The New York Times, Aug. 20, 2017
[Lansana Gberie is the author of “A Dirty War in West Africa: the RUF and the Destruction of Sierra Leone.”]
The calamity that struck Sierra Leone on Aug. 14, when Sugarloaf, the conical mountain overlooking the capital, Freetown, collapsed in a mudslide that swept away buildings and killed at least 400 people, was shocking but not entirely surprisingly. It is important to be blunt: The tragedy was entirely man-made.
This is a moment for grief, sympathy and emergency assistance to a country that has barely recovered from a devastating Ebola epidemic three years ago. But this must also be the time for Sierra Leone’s government for once to take drastic measures to make sure a similar disaster does not occur, which is all but certain to happen if nothing changes.
The Freetown mudslide was caused by a more deliberate human activity than is usually associated with climate change and similar natural catastrophes. Sugarloaf, which is still covered on the top, at about 3,000 feet, by lush vegetation, is part of an allocation of supposedly protected areas officially called the Western Area Forest Reserve. The mountain range overlooks Regent, Hamilton and Leicester — villages created by the British in the early 19th century for liberated slaves, as well as the Guma and Congo dams, which supply the capital with water (though no longer adequately, as a result of the deforestation).
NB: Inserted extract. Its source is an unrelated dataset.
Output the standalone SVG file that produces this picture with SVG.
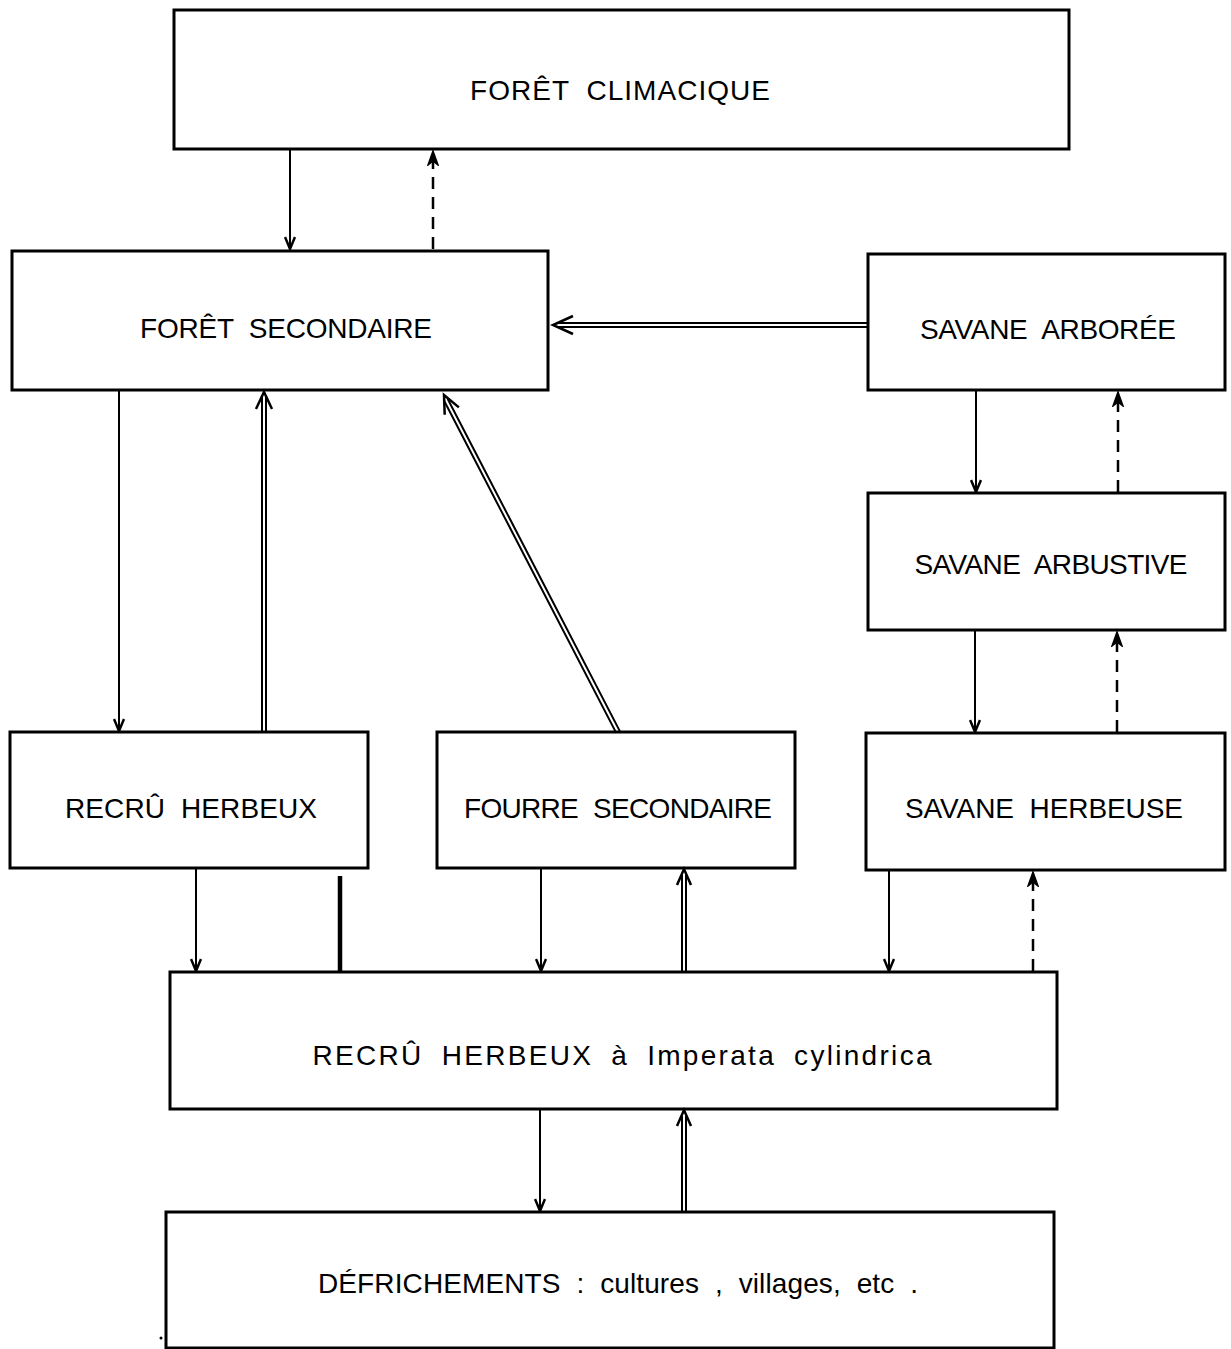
<svg xmlns="http://www.w3.org/2000/svg" width="1231" height="1349" viewBox="0 0 1231 1349">
<style>
.box{fill:#fff;stroke:#000;stroke-width:3}
.lbl{font-family:"Liberation Sans","DejaVu Sans",sans-serif;font-size:28px;fill:#000;text-anchor:middle;word-spacing:8px}
.ln{stroke:#000;stroke-width:2;fill:none}
.dash{stroke:#000;stroke-width:2.5;fill:none;stroke-dasharray:12 8}
.dbl{stroke:#000;stroke-width:2;fill:none}
.head{stroke:#000;stroke-width:2.5;fill:none;stroke-linejoin:miter}
</style>
<defs>
<marker id="ah" viewBox="0 0 14 12" refX="13" refY="6" markerWidth="14" markerHeight="12" markerUnits="userSpaceOnUse" orient="auto">
<path d="M1,1 L13,6 L1,11" fill="none" stroke="#000" stroke-width="2.5"/>
</marker>
<marker id="ahd" viewBox="0 0 16 12" refX="15" refY="6" markerWidth="16" markerHeight="12" markerUnits="userSpaceOnUse" orient="auto">
<path d="M1,1 L15,6 L1,11 L5,6 Z" fill="#000" stroke="#000" stroke-width="1.5"/>
</marker>
</defs>
<rect width="1231" height="1349" fill="#fff"/>

<g id="foret-climacique"><rect class="box" x="174" y="10" width="895" height="139"/><text class="lbl" x="620" y="100" textLength="300">FORÊT  CLIMACIQUE</text></g>
<g id="foret-secondaire"><rect class="box" x="12" y="251" width="536" height="139"/><text class="lbl" x="286" y="338" textLength="292">FORÊT  SECONDAIRE</text></g>
<g id="savane-arboree"><rect class="box" x="868" y="254" width="357" height="136"/><text class="lbl" x="1048" y="339" textLength="256">SAVANE  ARBORÉE</text></g>
<g id="savane-arbustive"><rect class="box" x="868" y="493" width="357" height="137"/><text class="lbl" x="1051" y="574" textLength="273">SAVANE  ARBUSTIVE</text></g>
<g id="recru-herbeux"><rect class="box" x="10" y="732" width="358" height="136"/><text class="lbl" x="191" y="818" textLength="252">RECRÛ  HERBEUX</text></g>
<g id="fourre-secondaire"><rect class="box" x="437" y="732" width="358" height="136"/><text class="lbl" x="618" y="818" textLength="308">FOURRE  SECONDAIRE</text></g>
<g id="savane-herbeuse"><rect class="box" x="866" y="733" width="359" height="137"/><text class="lbl" x="1044" y="818" textLength="278">SAVANE  HERBEUSE</text></g>
<g id="recru-imperata"><rect class="box" x="170" y="972" width="887" height="137"/><text class="lbl" x="622" y="1065" textLength="619">RECRÛ    HERBEUX   à   Imperata  cylindrica</text></g>
<g id="defrichements"><rect class="box" x="166" y="1212" width="888" height="136"/><text class="lbl" x="618" y="1293" textLength="600">DÉFRICHEMENTS : cultures , villages, etc .</text></g>

<g id="connectors">
<line class="ln" x1="290" y1="150" x2="290" y2="249" marker-end="url(#ah)"/>
<line class="dash" x1="433" y1="249" x2="433" y2="151" marker-end="url(#ahd)"/>
<path class="dbl" d="M868,323 L557,323 M868,327 L557,327"/>
<path class="head" d="M573,316 L553,325 L573,334"/>
<line class="ln" x1="119" y1="391" x2="119" y2="731" marker-end="url(#ah)"/>
<path class="dbl" d="M262,732 L262,397 M266,732 L266,397"/>
<path class="head" d="M256,409 L264,392 L272,409"/>
<path class="dbl" d="M619.8,731.1 L447.6,398.7 M616.2,732.9 L444,400.5"/>
<path class="head" d="M458.9,407.4 L444,395 L444.7,414.8"/>
<line class="ln" x1="976" y1="391" x2="976" y2="492" marker-end="url(#ah)"/>
<line class="dash" x1="1118" y1="492" x2="1118" y2="392" marker-end="url(#ahd)"/>
<line class="ln" x1="975" y1="631" x2="975" y2="732" marker-end="url(#ah)"/>
<line class="dash" x1="1117" y1="732" x2="1117" y2="632" marker-end="url(#ahd)"/>
<line class="ln" x1="196" y1="869" x2="196" y2="971" marker-end="url(#ah)"/>
<line x1="340" y1="876" x2="340" y2="972" stroke="#000" stroke-width="4.5"/>
<line class="ln" x1="541" y1="869" x2="541" y2="971" marker-end="url(#ah)"/>
<path class="dbl" d="M682,972 L682,875 M686,972 L686,875"/>
<path class="head" d="M677,885 L684,869 L691,885"/>
<line class="ln" x1="889" y1="871" x2="889" y2="971" marker-end="url(#ah)"/>
<line class="dash" x1="1033" y1="971" x2="1033" y2="872" marker-end="url(#ahd)"/>
<line class="ln" x1="540" y1="1110" x2="540" y2="1211" marker-end="url(#ah)"/>
<path class="dbl" d="M682,1212 L682,1116 M686,1212 L686,1116"/>
<path class="head" d="M677,1126 L684,1110 L691,1126"/>
</g>
<circle cx="161" cy="1338" r="1.5" fill="#000"/>
</svg>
Bodies of the victims are tranferred out of the site of the mudslides
in Freetown, capital of Sierra Leone, on Aug. 18, 2017.(Xinhua/Chen Cheng)
But a fleeting post-civil war boom in the 2000s had its most lasting effect in the area in the form of frantic housing construction that has led to the degradation of the so-called protected areas, most of which have been built over. The rain forest providing protective cover for the city below has been denuded by the buildings. This destruction started at the former colonial settlement that Sugarloaf overlooks on one side, Hill Station, which once hosted many charming bungalows. Hill Station was built in 1901 as a Europeans-only residence, some 700 feet above Freetown. Malaria was the reason for this segregation. Dr. Ronald Ross, whose research in Sierra Leone led to the conquest of that deadly pathogen, had recommended that houses for Europeans “should be built on elevated sites.”
When Sierra Leone gained independence from Britain in 1961, the new postcolonial elite inherited the coveted place and reserved it for top officials. However, when civil war — a great social leveler — interrupted in the 1990s, thousands of people displaced from the countryside flocked to Freetown. It became harder to control where people built homes or lived, and harder still when the British-led International Military Training and Advisory Team Sierra Leone constructed a sprawling barracks behind what looked like a medieval rampart at Hill Station. The area instantly became the preferred home for the country’s elite, attracted by the security that the British presence supposedly guaranteed. The Americans enhanced the area’s attraction enormously in 2006 when they opened an imposing embassy close by, built at the cost of more than $40 million. Caddell, the American company that did the construction, announces on its website that the embassy “has played an important part in the healing process” of the war-torn country. So it might have.
The once-exclusive area is now home to rich and poor alike, oppressor and oppressed: a mesh of shacks, occupied by the poor and dispossessed, alongside grotesque mansions and perennially unfinished brick houses, their owners mostly politicians out of favor, their expensive follies creating an odd impression of blight or ruin. Since some of the Sierra Leone’s most powerful political figures were culpable in the degradation, the dire warnings by the country’s environmentalists were guaranteed to go unheeded by the government.
In a widely circulated article in 2014, Sama Banya, Sierra Leone’s leading conservationist, called on President Ernest Bai Koroma to enforce the National Protected Area law, which his government enacted in 2012, by demolishing buildings constructed on protected land and planting trees to replace those that had been cut down. Mr. Banya warned that unless Mr. Koroma summoned the political will to act, there would be “predictable dire consequences.”
Two years ago, flooding in Freetown killed 10 people and destroyed several homes. The misnamed Environmental Protection Agency, which is often complicit in some of the most serious disturbances to Sierra Leone’s flora and fauna, responded by setting up ridiculous flowerpots on roads in Freetown that are often used by officials. Clearly, this sort of superficiality appeals to them.
This time, however, Mr. Koroma should do something decisive to leave a legacy other than an image of a helpless leader always appealing for and receiving foreign donations amid national calamities. He must act now to prevent another deadly flooding or mudslide by enforcing the National Protected Area law, which forbids construction in protected areas like those around Sugarloaf. This demands real action, including the demolition of those buildings and the relocation of the people occupying them. If he fails, more of Sierra Leone’s people are sure to die.